=== Problem statement ===
Identify the lines bearing the string "that" and gather them.

=== Material for this exercise ===

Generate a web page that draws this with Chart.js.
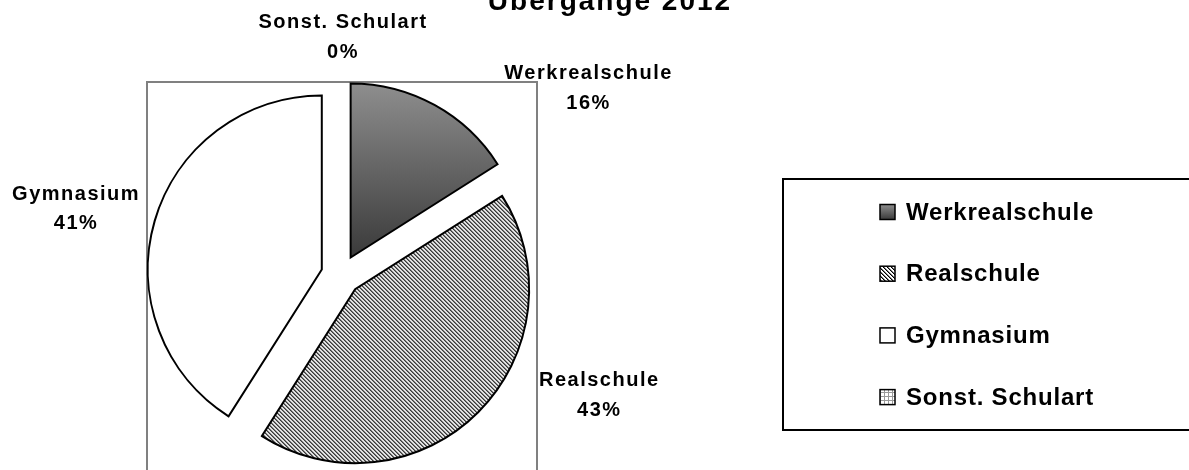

* * *

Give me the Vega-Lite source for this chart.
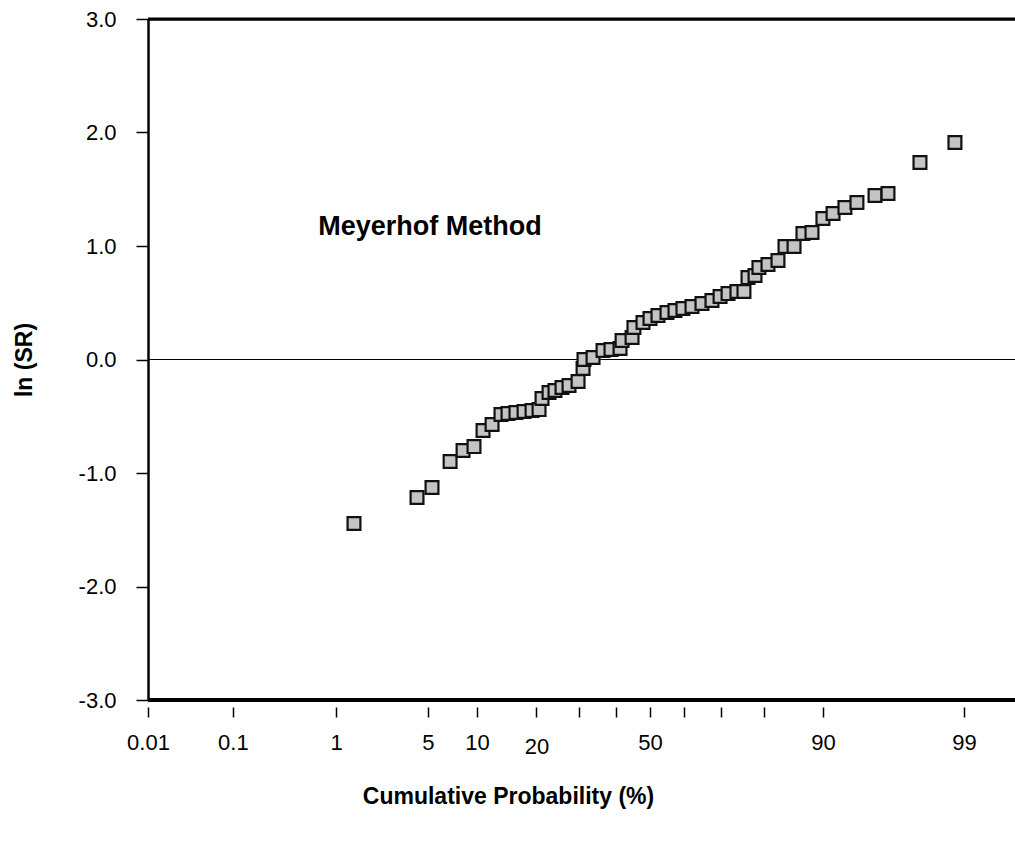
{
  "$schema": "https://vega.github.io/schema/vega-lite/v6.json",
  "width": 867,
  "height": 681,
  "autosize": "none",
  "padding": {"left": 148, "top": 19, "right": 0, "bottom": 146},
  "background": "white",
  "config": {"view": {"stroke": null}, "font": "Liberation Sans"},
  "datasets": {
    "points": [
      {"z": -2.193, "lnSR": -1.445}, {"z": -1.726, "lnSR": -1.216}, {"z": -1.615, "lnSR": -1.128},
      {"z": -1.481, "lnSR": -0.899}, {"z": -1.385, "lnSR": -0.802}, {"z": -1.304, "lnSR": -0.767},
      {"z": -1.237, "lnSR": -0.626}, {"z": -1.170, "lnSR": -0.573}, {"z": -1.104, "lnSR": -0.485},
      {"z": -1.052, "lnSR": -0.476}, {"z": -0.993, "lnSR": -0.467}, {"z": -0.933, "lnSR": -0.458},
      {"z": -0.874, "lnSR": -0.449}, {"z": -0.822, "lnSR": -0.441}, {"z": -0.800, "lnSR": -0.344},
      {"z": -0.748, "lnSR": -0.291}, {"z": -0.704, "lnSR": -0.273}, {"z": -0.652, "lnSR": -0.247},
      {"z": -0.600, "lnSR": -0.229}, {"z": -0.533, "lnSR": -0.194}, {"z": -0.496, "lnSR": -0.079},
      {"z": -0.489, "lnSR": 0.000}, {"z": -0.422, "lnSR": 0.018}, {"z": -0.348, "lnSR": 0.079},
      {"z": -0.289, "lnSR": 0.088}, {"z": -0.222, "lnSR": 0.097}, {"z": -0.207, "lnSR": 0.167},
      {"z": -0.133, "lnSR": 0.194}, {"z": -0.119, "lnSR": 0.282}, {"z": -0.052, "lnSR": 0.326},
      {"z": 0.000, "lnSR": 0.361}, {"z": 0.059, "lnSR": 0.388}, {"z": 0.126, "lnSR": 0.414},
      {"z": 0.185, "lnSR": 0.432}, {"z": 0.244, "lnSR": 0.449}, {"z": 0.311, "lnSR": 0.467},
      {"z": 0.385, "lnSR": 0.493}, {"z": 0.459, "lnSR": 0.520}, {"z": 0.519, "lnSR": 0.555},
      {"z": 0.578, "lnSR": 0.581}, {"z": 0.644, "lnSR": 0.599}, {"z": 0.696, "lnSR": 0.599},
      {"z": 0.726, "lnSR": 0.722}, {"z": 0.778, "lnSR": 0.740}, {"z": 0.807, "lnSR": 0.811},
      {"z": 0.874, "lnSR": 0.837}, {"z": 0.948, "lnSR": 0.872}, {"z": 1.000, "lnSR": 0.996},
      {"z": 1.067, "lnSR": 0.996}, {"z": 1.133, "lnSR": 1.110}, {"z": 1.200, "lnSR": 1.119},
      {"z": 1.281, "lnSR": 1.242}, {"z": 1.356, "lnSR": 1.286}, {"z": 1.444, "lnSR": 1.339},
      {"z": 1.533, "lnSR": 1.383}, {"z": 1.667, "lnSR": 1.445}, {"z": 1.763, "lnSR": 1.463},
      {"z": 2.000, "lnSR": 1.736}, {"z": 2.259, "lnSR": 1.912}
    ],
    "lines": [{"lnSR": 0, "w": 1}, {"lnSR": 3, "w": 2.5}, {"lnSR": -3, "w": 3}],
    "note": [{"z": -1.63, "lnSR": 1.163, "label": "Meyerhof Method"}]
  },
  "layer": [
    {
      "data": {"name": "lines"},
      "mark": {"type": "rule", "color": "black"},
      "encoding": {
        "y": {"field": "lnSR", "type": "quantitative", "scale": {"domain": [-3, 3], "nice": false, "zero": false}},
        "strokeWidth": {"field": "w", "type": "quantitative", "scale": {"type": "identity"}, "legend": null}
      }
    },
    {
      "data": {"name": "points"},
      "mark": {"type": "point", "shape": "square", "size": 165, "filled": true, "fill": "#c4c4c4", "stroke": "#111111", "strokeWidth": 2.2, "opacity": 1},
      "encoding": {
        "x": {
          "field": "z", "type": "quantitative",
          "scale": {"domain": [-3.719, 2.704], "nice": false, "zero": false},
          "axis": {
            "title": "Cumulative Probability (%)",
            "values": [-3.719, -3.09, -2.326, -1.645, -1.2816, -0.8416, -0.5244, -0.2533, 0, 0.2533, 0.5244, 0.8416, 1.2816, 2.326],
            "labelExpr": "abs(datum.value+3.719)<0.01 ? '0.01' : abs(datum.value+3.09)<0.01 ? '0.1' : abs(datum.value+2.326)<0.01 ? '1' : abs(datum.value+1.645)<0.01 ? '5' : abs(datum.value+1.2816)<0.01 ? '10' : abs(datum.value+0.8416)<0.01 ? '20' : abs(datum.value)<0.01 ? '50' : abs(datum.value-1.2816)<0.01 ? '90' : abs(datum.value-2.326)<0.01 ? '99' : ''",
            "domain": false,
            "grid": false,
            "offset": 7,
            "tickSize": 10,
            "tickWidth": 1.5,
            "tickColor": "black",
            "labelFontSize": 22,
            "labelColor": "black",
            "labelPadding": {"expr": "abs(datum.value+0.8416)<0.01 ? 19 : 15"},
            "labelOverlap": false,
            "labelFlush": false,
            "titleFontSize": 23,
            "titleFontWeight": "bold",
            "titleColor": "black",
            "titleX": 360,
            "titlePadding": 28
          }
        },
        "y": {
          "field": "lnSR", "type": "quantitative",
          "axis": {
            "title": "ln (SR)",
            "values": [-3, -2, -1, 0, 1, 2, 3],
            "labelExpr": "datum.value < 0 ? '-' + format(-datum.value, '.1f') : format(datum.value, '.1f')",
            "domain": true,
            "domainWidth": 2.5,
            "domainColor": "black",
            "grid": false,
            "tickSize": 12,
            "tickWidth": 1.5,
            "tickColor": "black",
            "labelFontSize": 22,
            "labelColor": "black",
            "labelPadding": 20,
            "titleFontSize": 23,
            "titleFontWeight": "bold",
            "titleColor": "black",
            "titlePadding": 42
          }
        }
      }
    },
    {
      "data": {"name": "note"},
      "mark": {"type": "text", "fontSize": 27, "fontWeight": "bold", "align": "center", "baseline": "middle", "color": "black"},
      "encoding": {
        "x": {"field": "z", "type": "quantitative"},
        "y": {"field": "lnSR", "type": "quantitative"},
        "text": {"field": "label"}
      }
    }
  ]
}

--

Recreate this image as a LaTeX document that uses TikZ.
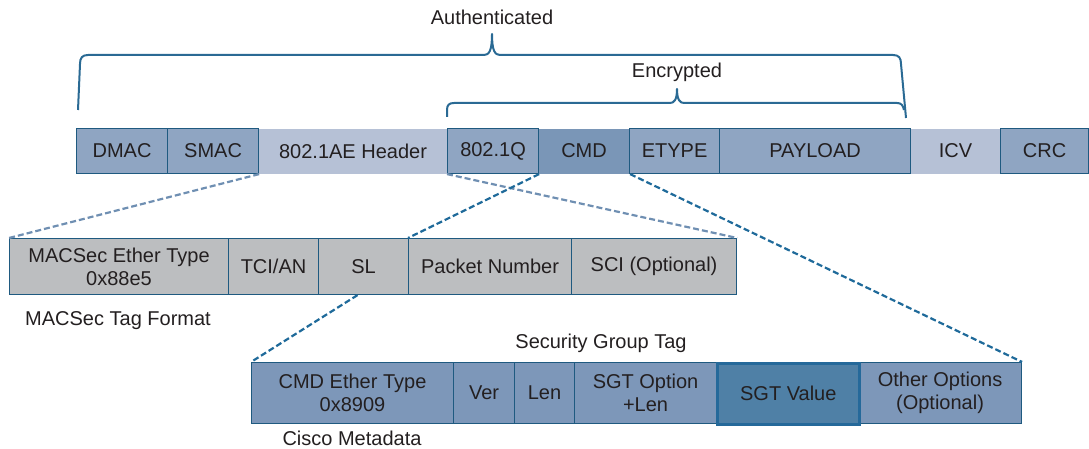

=== Exercise response ===
Generate a web page that draws this with Chart.js.
Recreate this image as a LaTeX document that uses TikZ.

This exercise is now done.